Mr. Creal was involved in an automobile accident with the Masters (residents of Kansas) and killed. About a year prior to this event he was living in Missouri where he would return from work and retire for the evening. He began dating Mrs. Creal and soon he began to move his personal belongings into her apartment. About 2 months prior to the incident, they moved to another place, combined bank accounts, he started paying the bills, and married. At the time of his death, his place of residence was Kansas.
However, he still had ties to Missouri. His car was registered in Missouri, he collected mail in Missouri, etc. The Creals are attempting to find federal jurisdiction because of the diversity of State lines.
The court needs to determine his citizenship to evaluate whether the federal court has jurisdiction.
Although probably not vitally important, I should mention the relation of Hawkins to Creal. Hawkins is the estate representative of Mr. Creal. Although she is a resident of Missouri, it is Creal’s residency that matters here.

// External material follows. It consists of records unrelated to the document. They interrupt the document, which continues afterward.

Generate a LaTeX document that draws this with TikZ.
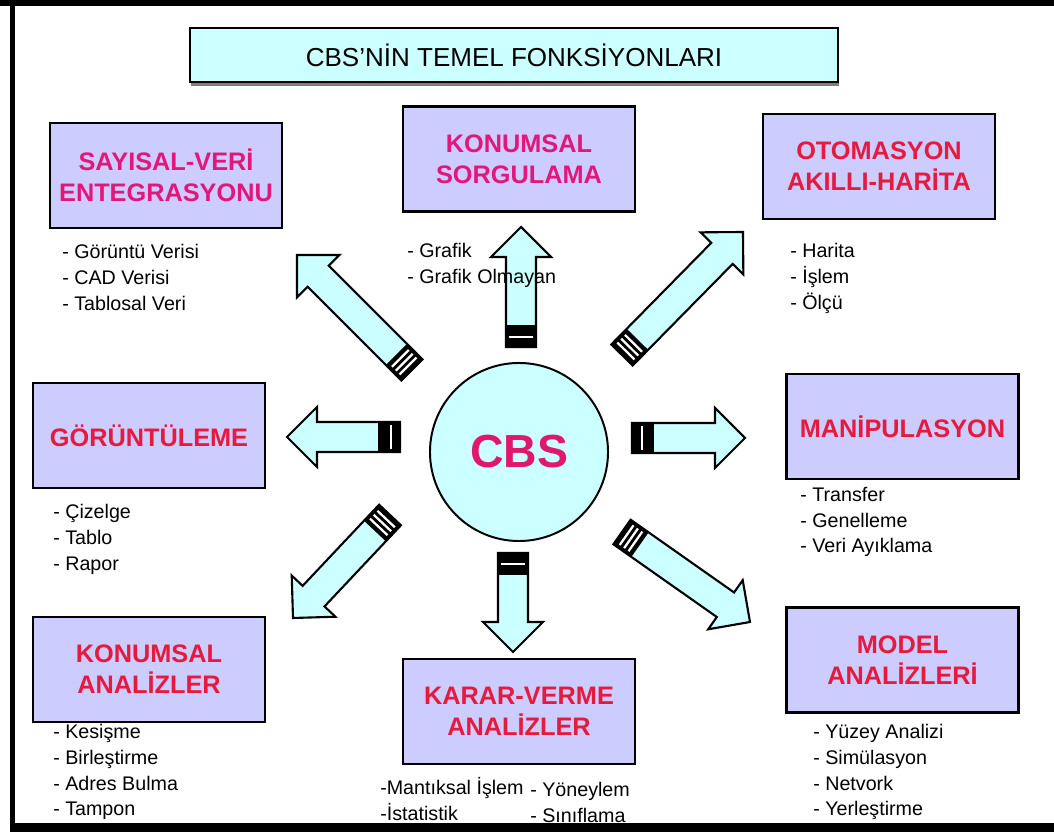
\documentclass[tikz,border=0pt]{standalone}
\usepackage{fontspec}
\setmainfont{Liberation Sans}
\usetikzlibrary{calc,shadows}
\definecolor{lilac}{HTML}{CCCCFF}
\definecolor{ice}{HTML}{CCFFFF}
\definecolor{magred}{HTML}{E3167A}
\definecolor{crimson}{HTML}{E6193F}
\definecolor{cbspink}{HTML}{E0186C}

% block arrow from tail #1 to tip #2, stripes of the cap at #3 (cm from tail)
\newcommand{\fatarrow}[3]{%
  \coordinate (#2-b) at ($(#2)!0.75cm!(#1)$);
  \coordinate (#1-s) at ($(#1)!0.55cm!(#2)$);
  \draw[arrowbody] ($(#1)!0.375cm!90:(#2)$) -- ($(#2-b)!0.375cm!90:(#2)$) -- ($(#2-b)!0.75cm!90:(#2)$) -- (#2)
    -- ($(#2-b)!0.75cm!-90:(#2)$) -- ($(#2-b)!0.375cm!-90:(#2)$) -- ($(#1)!0.375cm!-90:(#2)$) -- cycle;
  \fill ($(#1)!0.375cm!90:(#2)$) -- ($(#1-s)!0.375cm!90:(#2)$) -- ($(#1-s)!0.375cm!-90:(#2)$) -- ($(#1)!0.375cm!-90:(#2)$) -- cycle;
  \foreach \d in {#3}{%
    \coordinate (#1-w) at ($(#1)!\d cm!(#2)$);
    \draw[white,line width=1.6pt] ($(#1-w)!0.3cm!90:(#2)$) -- ($(#1-w)!0.3cm!-90:(#2)$);
  }%
}

\begin{document}
\begin{tikzpicture}[x=0.025cm,y=0.025cm,
  funcbox/.style={draw,line width=2pt,fill=lilac,minimum width=5.8cm,minimum height=2.62cm,align=center,font=\fontsize{18}{22}\selectfont\bfseries,text=crimson},
  itemlist/.style={anchor=north west,inner sep=0pt,align=left,font=\fontsize{14}{18.3}\selectfont,execute at begin node=\strut},
  arrowbody/.style={draw,line width=1.5pt,fill=ice,line join=miter}]
  \useasboundingbox (0,0) rectangle (1054,836);
  % frame
  \fill (0,830) rectangle (1054,836);
  \fill (10,4) rectangle (15,836);
  \fill (10,4) rectangle (1054,13);

  \node[draw,line width=1.5pt,fill=ice,minimum width=16.2cm,minimum height=1.35cm,font=\fontsize{18.5}{22}\selectfont,
        drop shadow={shadow xshift=0.6pt,shadow yshift=-2.6pt,fill=black}] (title) at (514,781) {CBS’NİN TEMEL FONKSİYONLARI};

  \node[draw,line width=1.4pt,fill=ice,circle,minimum size=4.45cm,text=cbspink,font=\fontsize{33}{36}\selectfont\bfseries] (cbs) at (519,384) {CBS};

  \node[funcbox,text=magred] (say) at (166,660.5) {SAYISAL-VERİ\\ENTEGRASYONU};
  \node[funcbox,text=magred] (sorg) at (519,677) {KONUMSAL\\SORGULAMA};
  \node[funcbox] (oto) at (879,669.5) {OTOMASYON\\AKILLI-HARİTA};
  \node[funcbox] (gor) at (149,400.5) {GÖRÜNTÜLEME};
  \node[funcbox] (man) at (902.5,409.5) {MANİPULASYON};
  \node[funcbox] (kon) at (149,166.5) {KONUMSAL\\ANALİZLER};
  \node[funcbox] (kar) at (519,124.5) {KARAR-VERME\\ANALİZLER};
  \node[funcbox] (mod) at (902.5,176) {MODEL\\ANALİZLERİ};

  % arrows out of CBS
  \coordinate (tUp) at (521,489);   \coordinate (hUp) at (521,609);
  \coordinate (tDown) at (513,283); \coordinate (hDown) at (513,184);
  \coordinate (tLeft) at (400,399); \coordinate (hLeft) at (287,399);
  \coordinate (tRight) at (632,398);\coordinate (hRight) at (745,398);
  \coordinate (tNW) at (412,466);   \coordinate (hNW) at (297,581);
  \coordinate (tNE) at (622,481);   \coordinate (hNE) at (743,604);
  \coordinate (tSW) at (390,321);   \coordinate (hSW) at (293,218);
  \coordinate (tSE) at (622,304);   \coordinate (hSE) at (750,214);
  \fatarrow{tUp}{hUp}{0.25}
  \fatarrow{tDown}{hDown}{0.28}
  \fatarrow{tLeft}{hLeft}{0.23}
  \fatarrow{tRight}{hRight}{0.25}
  \fatarrow{tNW}{hNW}{0.14,0.275,0.41}
  \fatarrow{tNE}{hNE}{0.14,0.275,0.41}
  \fatarrow{tSW}{hSW}{0.14,0.275,0.41}
  \fatarrow{tSE}{hSE}{0.14,0.275,0.41}

  \node[itemlist] (lsay) at (62,592) {- Görüntü Verisi\\- CAD Verisi\\- Tablosal Veri};
  \node[itemlist] (lsorg) at (407,593) {- Grafik\\- Grafik Olmayan};
  \node[itemlist] (loto) at (790,593) {- Harita\\- İşlem\\- Ölçü};
  \node[itemlist] (lgor) at (53,332) {- Çizelge\\- Tablo\\- Rapor};
  \node[itemlist] (lman) at (800,349) {- Transfer\\- Genelleme\\- Veri Ayıklama};
  \node[itemlist] (lkon) at (53,112) {- Kesişme\\- Birleştirme\\- Adres Bulma\\- Tampon};
  \node[itemlist] (lkar) at (380,59) {-Mantıksal İşlem\\-İstatistik};
  \node[itemlist] (lkarb) at (530,54) {- Yöneylem\\- Sınıflama};
  \node[itemlist] (lmod) at (813,112) {- Yüzey Analizi\\- Simülasyon\\- Netvork\\- Yerleştirme};
\end{tikzpicture}
\end{document}
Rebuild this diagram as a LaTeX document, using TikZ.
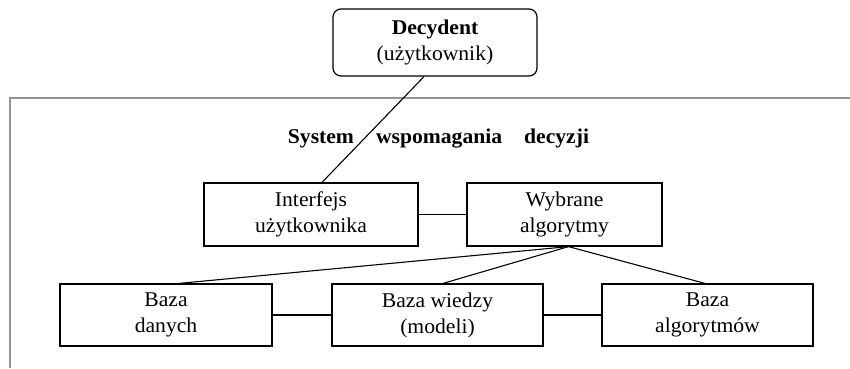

The court lists the several things that Creal had done to establish residency in the State of Kansas. This included moving some furniture, clothing, remaining at the place of residency, and having no intent to move away. Further, in the disposition, Mrs. Creal said that they had tossed around the idea of moving back to Kansas, but they made no effort to look for a place of residence. Therefore, this “floating intent” did not establish residency in Missouri.
The defense attempts to argue the the other effects of Mr. Creal was reason enough to establish residency in Missouri (along with the fact that he lived in Missouri for most of his life). These effects included vehicle registration, collecting mail, and visiting his mother on the weekends. However, the court says that this is not enough and his actions would lead people to believe he had the intent to remain in the Kansas residence.
Therefore, the defense’s motion to dismiss the case is upheld for lack of subject matter jurisdiction.
Why should we care?
We learn two things from this case. First, what it takes to motion for a case dismissal (notes will be expanded with further knowledge). Second, we learn how to show evidence of subject matter jurisdiction. For instance, in this case we were looking for a subject matter that proved the diversity of State citizenship between the two parties (one needs to be from Kansas and the other from Missouri for this to have federal jurisdiction). Because the court determines that there is no jurisdiction, they are not allowed to adjudicate the case. Therefore the motion to dismiss is upheld and the case is closed.
I am curious to see why they went for federal jurisdiction instead of state and if they would be able to refile the complaint in a the Kansas courts.
The content contained in this article may contain inaccuracies and is not intended to reflect the opinions, views, beliefs, or practices of any academic professor or publication. Instead, this content is a reflection on the author’s understanding of the law and legal practices.